Aside from their beauty, one of the most interesting things about these cliffs is their testimony to the earth-covering Flood. During the middle and late parts of the Flood, sedimentary rock layers full of fossils were laid down. Some of these layers can be seen today as the spectacular White Cliffs. In fact, the reason the cliffs are white is that the rock layers are full of calcium carbonate, leftovers from the shells of microscopic creatures buried during the Flood.
Just as spectacular, and even more accessible are the chalk beds along the Dorset Coast, further down the English Channel coast in South West England. Here, as well as in Dover, you will find large ammonite and other shell fossils in the chalk. You will also see other sedimentary layers chock full of marine fossils.

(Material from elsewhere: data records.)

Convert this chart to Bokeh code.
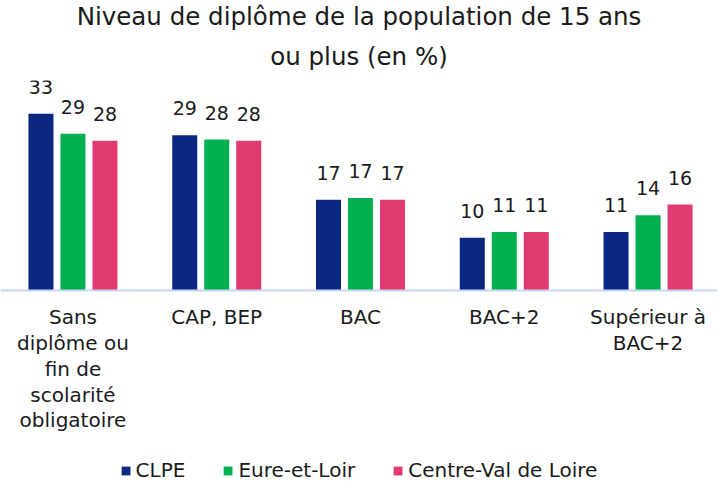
from bokeh.plotting import figure
from bokeh.models import Range1d, FixedTicker, Legend, LegendItem, ColumnDataSource, Title
from bokeh.core.properties import value
from bokeh.embed import file_html
from bokeh.resources import INLINE

categories = ["Sans\ndiplôme ou\nfin de\nscolarité\nobligatoire", "CAP, BEP", "BAC", "BAC+2", "Supérieur à\nBAC+2"]
series_names = ["CLPE", "Eure-et-Loir", "Centre-Val de Loire"]
clpe = [32.9, 28.9, 16.9, 9.8, 10.9]
eure = [29.2, 28.1, 17.2, 10.9, 14.0]
cvl = [27.9, 27.9, 16.9, 10.9, 16.0]
colors = ["#0b2780", "#00b050", "#e03b6e"]
title_lines = ["Niveau de diplôme de la population de 15 ans", "ou plus (en %)"]

FONT = "DejaVu Sans"
TXT = "#1a1a1a"

p = figure(frame_width=717, frame_height=402, output_backend="svg", toolbar_location=None,
           x_range=Range1d(-0.504, 4.483), y_range=Range1d(-35.75, 39.1), title=None,
           min_border_left=0, min_border_right=0, min_border_bottom=0, min_border_top=0)

offsets = [-0.2226, 0.0, 0.2226]
renderers = []
for vals, off, col in zip([clpe, eure, cvl], offsets, colors):
    xs = [i + off for i in range(len(categories))]
    src = ColumnDataSource(dict(x=xs, top=vals, lab=[f"{round(v)}" for v in vals]))
    r = p.vbar(x="x", top="top", bottom=0, width=0.174, source=src, fill_color=col, line_color=None)
    renderers.append(r)
    p.text(x="x", y="top", text="lab", source=src, text_align="center", text_baseline="alphabetic",
           y_offset=-27, text_font=value(FONT), text_font_size="19px", text_color=TXT)

standoffs = [17, 1]
for line, so in zip(reversed(title_lines), standoffs):
    t = Title(text=line, align="center", vertical_align="middle", text_font=FONT,
              text_font_size="24.5px", text_font_style="normal", text_color=TXT, standoff=so)
    p.add_layout(t, "above")

p.yaxis.visible = False
p.xgrid.visible = False
p.ygrid.visible = False
p.outline_line_color = None

ax = p.xaxis[0]
ax.fixed_location = 0
ax.ticker = FixedTicker(ticks=list(range(len(categories))))
ax.major_label_overrides = {i: c for i, c in enumerate(categories)}
ax.axis_line_color = "#c8d5f3"
ax.axis_line_width = 2
ax.major_tick_line_color = None
ax.minor_tick_line_color = None
ax.major_label_standoff = 9
ax.major_label_text_font = FONT
ax.major_label_text_font_size = "20px"
ax.major_label_text_color = TXT
ax.major_label_text_line_height = 1.07

legend = Legend(items=[LegendItem(label=n, renderers=[r]) for n, r in zip(series_names, renderers)],
                orientation="horizontal", location="bottom_center", border_line_color=None,
                background_fill_alpha=0,
                glyph_width=11, glyph_height=11, label_standoff=5, spacing=37,
                label_text_font=FONT, label_text_font_size="20px", label_text_color=TXT,
                padding=0, margin=0)
p.add_layout(legend, "center")

open("out.html", "w").write(file_html(p, INLINE))
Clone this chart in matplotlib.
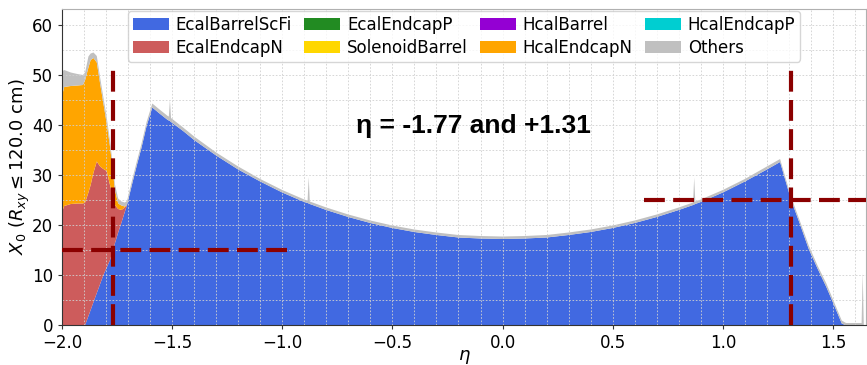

Both areas along this coastline are a testimony to the Flood of Noah’s day, when ocean waters rose up onto the continents and deposited these sedimentary layers full of marine fossils.
One of the most-asked questions when people visit the famous White Cliffs of Dover is what makes them white? These dramatic cliffs are made up of calcium carbonate, a pure type of limestone consisting of trillions of fossilized microorganisms.
Evolutionists claim that the chalk formed slowly over millions of years, especially considering its usual slow accumulation today as microorganism die and their calcium-rich shells accumulate at the bottom of the ocean floor. However, faster accumulation is known to be possible, given the right conditions, such as turbulent waters, strong winds, decaying fish, and increased temperature and nutrients from volcanic waters. The biblical account of a catastrophic, worldwide Flood provides the better explanation for these chalk beds that formed thousands of years ago, not millions.
Further down the English Channel coast in South West England, you will find more chalk beds and many other sedimentary rock layers along the Dorset Coast. Numerous walking trails provide easier access to the chalk beds, many of which contain large ammonite and other shell fossils. The whole area is a fossil hunter’s delight.